Seizures are primarily about neurophysiology and not about neuroradiology
Aug 30, 2025Medial temporal sclerosis (or mesial temporal sclerosis) is essentially a pathological diagnosis; high quality MRI scans interpreted by experts who work in the field are strongly predictive of the pathological finding, but there are several reasons for separating the radiological and pathological diagnoses. The most important is a practical consideration, namely that, as a general rule, radiologists often get the diagnosis wrong, calling it when it is not present and also not calling it when it is present. This is not a criticism of anyone, simply a reflection of the usual problem in medicine of sub-specialisation, a skillset in a particular aspect of neuroradiology and having the gold standard of pathological verification. Hence, be particularly circumspect about this diagnosis on MRI reports. To complicate matters further, there are different types of medial temporal sclerosis:
International consensus classification of hippocampal sclerosis in temporal lobe epilepsy: A Task Force report from the ILAE Commission on Diagnostic Methods
To get to the point about neurophysiology, even when correctly diagnosed on MRI, mesial temporal sclerosis is hardly proof that seizures originate from within the ipsilateral temporal lobe. Consider the following example:
In the coronal T1 weighted image above, the body of the right hippocampus is atrophic, with reduced signal within the same hippocampus, predicting neuronal loss and spongiosis. in this example, the hippocampal atrophy likely is a consequence of the seizure disorder, rather than the cause. Furthermore, the symptomatology of the seizures is primarily of motor seizures, typically tonic-clonic with some motor asymmetries implicating the right hemisphere. However, it is the absence of a history of temporal lobe seizures that is equally important.
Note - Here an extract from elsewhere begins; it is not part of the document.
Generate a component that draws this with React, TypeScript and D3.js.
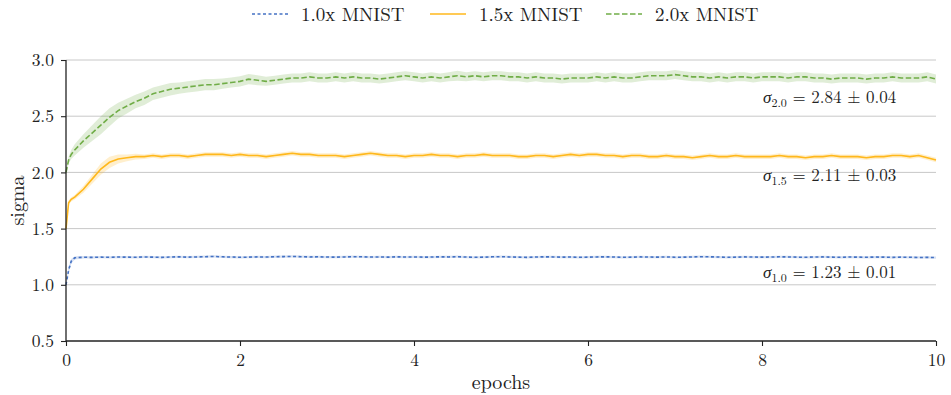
import React, { useRef, useEffect } from 'react';
import * as d3 from 'd3';

// epochs grid: a few dense points at the very start, then every 0.1 epoch
const epochs: number[] = [0, 0.03, 0.06, 0.1].concat(d3.range(2, 101).map(i => i / 10));

const blueMean = [
  1.00, 1.13, 1.21, 1.24,
  1.245, 1.244, 1.246, 1.245, 1.247, 1.246, 1.245, 1.248, 1.246,
  1.244, 1.247, 1.249, 1.246, 1.248, 1.250, 1.252, 1.249, 1.247, 1.245,
  1.246, 1.248, 1.247, 1.250, 1.251, 1.252, 1.250, 1.248, 1.249, 1.247,
  1.246, 1.248, 1.250, 1.249, 1.247, 1.248, 1.246, 1.249, 1.247, 1.248,
  1.246, 1.247, 1.249, 1.248, 1.250, 1.247, 1.245, 1.246, 1.249, 1.250,
  1.248, 1.246, 1.244, 1.247, 1.249, 1.248, 1.246, 1.247, 1.245, 1.246,
  1.248, 1.249, 1.247, 1.245, 1.246, 1.248, 1.247, 1.246, 1.248, 1.245,
  1.246, 1.248, 1.250, 1.249, 1.247, 1.245, 1.246, 1.248, 1.247, 1.246,
  1.247, 1.249, 1.248, 1.246, 1.245, 1.247, 1.248, 1.246, 1.245, 1.247,
  1.246, 1.245, 1.247, 1.246, 1.244, 1.246, 1.245, 1.243, 1.244, 1.242,
];
const blueSpread = [
  0.01, 0.03, 0.02, 0.015,
  0.012, 0.01, 0.01, 0.01, 0.01, 0.01, 0.01, 0.01, 0.01,
  0.01, 0.01, 0.01, 0.01, 0.01, 0.01, 0.01, 0.01, 0.01, 0.01,
  0.01, 0.01, 0.01, 0.01, 0.01, 0.01, 0.01, 0.01, 0.01, 0.01,
  0.01, 0.01, 0.01, 0.01, 0.01, 0.01, 0.01, 0.01, 0.01, 0.01,
  0.01, 0.01, 0.01, 0.01, 0.01, 0.01, 0.01, 0.01, 0.01, 0.01,
  0.01, 0.01, 0.01, 0.01, 0.01, 0.01, 0.01, 0.01, 0.01, 0.01,
  0.01, 0.01, 0.01, 0.01, 0.01, 0.01, 0.01, 0.01, 0.01, 0.01,
  0.01, 0.01, 0.01, 0.01, 0.01, 0.01, 0.01, 0.01, 0.01, 0.01,
  0.01, 0.01, 0.01, 0.01, 0.01, 0.01, 0.01, 0.01, 0.01, 0.01,
  0.01, 0.01, 0.01, 0.01, 0.01, 0.01, 0.01, 0.01, 0.01, 0.01,
];

const orangeMean = [
  1.50, 1.73, 1.76, 1.78,
  1.85, 1.94, 2.03, 2.09, 2.12, 2.13, 2.14, 2.14, 2.15,
  2.14, 2.15, 2.15, 2.14, 2.15, 2.16, 2.16, 2.16, 2.15, 2.16,
  2.15, 2.15, 2.14, 2.15, 2.16, 2.17, 2.16, 2.16, 2.15, 2.15,
  2.15, 2.14, 2.15, 2.16, 2.17, 2.16, 2.15, 2.15, 2.14, 2.15,
  2.15, 2.16, 2.15, 2.15, 2.14, 2.15, 2.15, 2.16, 2.15, 2.15,
  2.15, 2.14, 2.14, 2.15, 2.15, 2.14, 2.15, 2.16, 2.15, 2.16,
  2.16, 2.15, 2.15, 2.14, 2.15, 2.15, 2.14, 2.14, 2.15, 2.14,
  2.14, 2.13, 2.14, 2.15, 2.14, 2.14, 2.15, 2.14, 2.14, 2.14,
  2.14, 2.15, 2.14, 2.14, 2.13, 2.14, 2.14, 2.15, 2.14, 2.14,
  2.14, 2.13, 2.14, 2.14, 2.15, 2.15, 2.14, 2.15, 2.13, 2.11,
];
const orangeSpread = [
  0.01, 0.02, 0.02, 0.02,
  0.03, 0.04, 0.05, 0.05, 0.04, 0.03, 0.025, 0.02, 0.02,
  0.02, 0.02, 0.02, 0.02, 0.02, 0.02, 0.02, 0.02, 0.02, 0.02,
  0.02, 0.02, 0.02, 0.02, 0.02, 0.02, 0.02, 0.02, 0.02, 0.02,
  0.02, 0.02, 0.02, 0.02, 0.02, 0.02, 0.02, 0.02, 0.02, 0.02,
  0.02, 0.02, 0.02, 0.02, 0.02, 0.02, 0.02, 0.02, 0.02, 0.02,
  0.02, 0.02, 0.02, 0.02, 0.02, 0.02, 0.02, 0.02, 0.02, 0.02,
  0.02, 0.02, 0.02, 0.02, 0.02, 0.02, 0.02, 0.02, 0.02, 0.02,
  0.02, 0.02, 0.02, 0.02, 0.02, 0.02, 0.02, 0.02, 0.02, 0.02,
  0.02, 0.02, 0.02, 0.02, 0.02, 0.02, 0.02, 0.02, 0.02, 0.02,
  0.02, 0.02, 0.02, 0.02, 0.02, 0.02, 0.02, 0.02, 0.02, 0.02,
];

const greenMean = [
  2.00, 2.11, 2.16, 2.20,
  2.28, 2.35, 2.42, 2.49, 2.55, 2.59, 2.63, 2.66, 2.70,
  2.72, 2.74, 2.75, 2.76, 2.77, 2.78, 2.78, 2.79, 2.80, 2.81,
  2.83, 2.82, 2.81, 2.82, 2.83, 2.84, 2.84, 2.85, 2.84, 2.84,
  2.85, 2.84, 2.85, 2.84, 2.84, 2.83, 2.84, 2.85, 2.86, 2.85,
  2.84, 2.85, 2.84, 2.85, 2.86, 2.85, 2.86, 2.85, 2.86, 2.86,
  2.85, 2.85, 2.84, 2.85, 2.84, 2.84, 2.83, 2.84, 2.84, 2.84,
  2.85, 2.84, 2.85, 2.84, 2.84, 2.85, 2.86, 2.86, 2.86, 2.87,
  2.86, 2.85, 2.85, 2.84, 2.85, 2.84, 2.85, 2.85, 2.84, 2.85,
  2.85, 2.85, 2.84, 2.85, 2.85, 2.84, 2.84, 2.83, 2.84, 2.84,
  2.84, 2.83, 2.84, 2.84, 2.85, 2.84, 2.84, 2.84, 2.85, 2.83,
];
const greenSpread = [
  0.02, 0.03, 0.04, 0.05,
  0.06, 0.07, 0.08, 0.08, 0.07, 0.065, 0.06, 0.06, 0.055,
  0.055, 0.055, 0.05, 0.05, 0.05, 0.05, 0.05, 0.045, 0.045, 0.045,
  0.045, 0.045, 0.04, 0.04, 0.04, 0.04, 0.04, 0.04, 0.04, 0.04,
  0.04, 0.04, 0.04, 0.04, 0.04, 0.04, 0.04, 0.04, 0.04, 0.04,
  0.04, 0.04, 0.04, 0.04, 0.045, 0.04, 0.04, 0.04, 0.04, 0.04,
  0.04, 0.04, 0.04, 0.04, 0.04, 0.04, 0.04, 0.04, 0.04, 0.04,
  0.04, 0.04, 0.04, 0.04, 0.04, 0.04, 0.04, 0.04, 0.04, 0.04,
  0.04, 0.04, 0.04, 0.04, 0.04, 0.04, 0.04, 0.04, 0.04, 0.04,
  0.04, 0.04, 0.04, 0.04, 0.04, 0.04, 0.04, 0.04, 0.04, 0.04,
  0.04, 0.04, 0.04, 0.04, 0.04, 0.04, 0.04, 0.04, 0.04, 0.04,
];

const seriesNames = ['1.0x MNIST', '1.5x MNIST', '2.0x MNIST'];
const seriesMeans = [blueMean, orangeMean, greenMean];
const seriesSpreads = [blueSpread, orangeSpread, greenSpread];
const colors = ['#4472C4', '#FFB81C', '#70AD47'];
const dashes = ['3,2.5', null, '5.5,2.5'];

const sigmaSubs = ['1.0', '1.5', '2.0'];
const sigmaValues = ['1.23 ± 0.01', '2.11 ± 0.03', '2.84 ± 0.04'];
const sigmaLabelY = [1.06, 1.925, 2.615];

const yTicks = [0.5, 1.0, 1.5, 2.0, 2.5, 3.0];
const xTicks = [0, 2, 4, 6, 8, 10];

const FONT = '"Latin Modern Roman", "Liberation Serif", serif';

const Chart = () => {
  const ref = useRef<SVGSVGElement>(null);

  useEffect(() => {
    const svg = d3.select(ref.current).attr('width', 951).attr('height', 395);
    svg.selectAll('*').remove();

    const margin = { top: 60, right: 15, bottom: 54, left: 66 };
    const width = 951 - margin.left - margin.right;
    const height = 395 - margin.top - margin.bottom;

    const x = d3.scaleLinear().domain([0, 10]).range([0, width]);
    const y = d3.scaleLinear().domain([0.5, 3.0]).range([height, 0]);

    const g = svg.append('g').attr('transform', `translate(${margin.left},${margin.top})`);

    // grid
    g.selectAll('.grid')
      .data(yTicks.slice(1))
      .enter().append('line')
      .attr('x1', 0).attr('x2', width)
      .attr('y1', d => y(d)).attr('y2', d => y(d))
      .attr('stroke', '#c8c8c8').attr('stroke-width', 1);

    // bands
    seriesMeans.forEach((mean, si) => {
      const spread = seriesSpreads[si];
      const area = d3.area<number>()
        .x((_, i) => x(epochs[i]))
        .y0((d, i) => y(d - spread[i]))
        .y1((d, i) => y(d + spread[i]));
      g.append('path')
        .datum(mean)
        .attr('d', area)
        .attr('fill', colors[si])
        .attr('fill-opacity', 0.22);
    });

    // lines
    seriesMeans.forEach((mean, si) => {
      const line = d3.line<number>()
        .x((_, i) => x(epochs[i]))
        .y(d => y(d));
      const p = g.append('path')
        .datum(mean)
        .attr('d', line)
        .attr('fill', 'none')
        .attr('stroke', colors[si])
        .attr('stroke-width', 1.6);
      if (dashes[si]) p.attr('stroke-dasharray', dashes[si] as string);
    });

    // axes
    const xAxis = g.append('g')
      .attr('transform', `translate(0,${height})`)
      .call(d3.axisBottom(x).tickValues(xTicks).tickFormat(d3.format('d')).tickSize(5).tickPadding(8));
    const yAxis = g.append('g')
      .call(d3.axisLeft(y).tickValues(yTicks).tickFormat(d3.format('.1f')).tickSize(5).tickPadding(7));
    [xAxis, yAxis].forEach(a => {
      a.attr('font-family', null).attr('font-size', null);
      a.selectAll('.domain').attr('stroke', '#222').attr('stroke-width', 1.3);
      a.selectAll('.tick line').attr('stroke', '#222').attr('stroke-width', 1.1);
      a.selectAll('text').style('font-family', FONT).style('font-size', '17.5px').attr('fill', '#222');
    });
    xAxis.select('.domain').attr('d', `M0,0H${width}`);
    yAxis.select('.domain').attr('d', `M0,${height}V0`);

    // sigma annotations
    sigmaSubs.forEach((sub, i) => {
      const t = g.append('text')
        .attr('x', x(8.0) + 1)
        .attr('y', y(sigmaLabelY[i]))
        .style('font-family', FONT)
        .style('font-size', '17px')
        .attr('fill', '#222');
      t.append('tspan').attr('font-style', 'italic').text('σ');
      t.append('tspan').style('font-size', '12px').attr('dy', 4).text(sub);
      t.append('tspan').attr('dy', -4).text(` = ${sigmaValues[i]}`);
    });

    // axis labels
    svg.append('text')
      .attr('x', margin.left + width / 2).attr('y', 389)
      .attr('text-anchor', 'middle')
      .style('font-family', FONT).style('font-size', '20px').attr('fill', '#222')
      .text('epochs');
    svg.append('text')
      .attr('transform', `translate(24,${margin.top + height / 2}) rotate(-90)`)
      .attr('text-anchor', 'middle')
      .style('font-family', FONT).style('font-size', '20px').attr('fill', '#222')
      .text('sigma');

    // legend
    const legendX = [252, 430, 606];
    seriesNames.forEach((name, i) => {
      const lg = svg.append('g').attr('transform', `translate(${legendX[i]},14)`);
      const l = lg.append('line')
        .attr('x1', 0).attr('x2', 36).attr('y1', 0).attr('y2', 0)
        .attr('stroke', colors[i]).attr('stroke-width', 1.6);
      if (dashes[i]) l.attr('stroke-dasharray', dashes[i] as string);
      lg.append('text')
        .attr('x', 49).attr('y', 6.5)
        .style('font-family', FONT).style('font-size', '19px').attr('fill', '#222')
        .text(name);
    });
  }, []);

  return <svg ref={ref} style={{ display: 'block', position: 'absolute', left: 0, top: 0 }}></svg>;
};

export default function App() {
  return <Chart />;
}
Then there is the interictal EEG recording:
There are multifocal spikes, including over the right and left mid-temporal regions, the right central region, the right posterior temporal and occipital regions, the right prefrontal region and the left central region, with the notable absence of spikes over the right anterior, inferior temporal region. There is also evidence of a generalised encephalopathy, consistent with the history of developmental delay and intellectual impairment. While successful epilepsy surgery may sometimes be possible in people with multifocal inter-ictal epileptiform discharges, in this case it is unlikely that habitual seizures originate in the right medial temporal lobe, even though seizures have not been recorded yet.
PS: the patient has had one seizure over the right occipital region and another over the left posterior temporal region.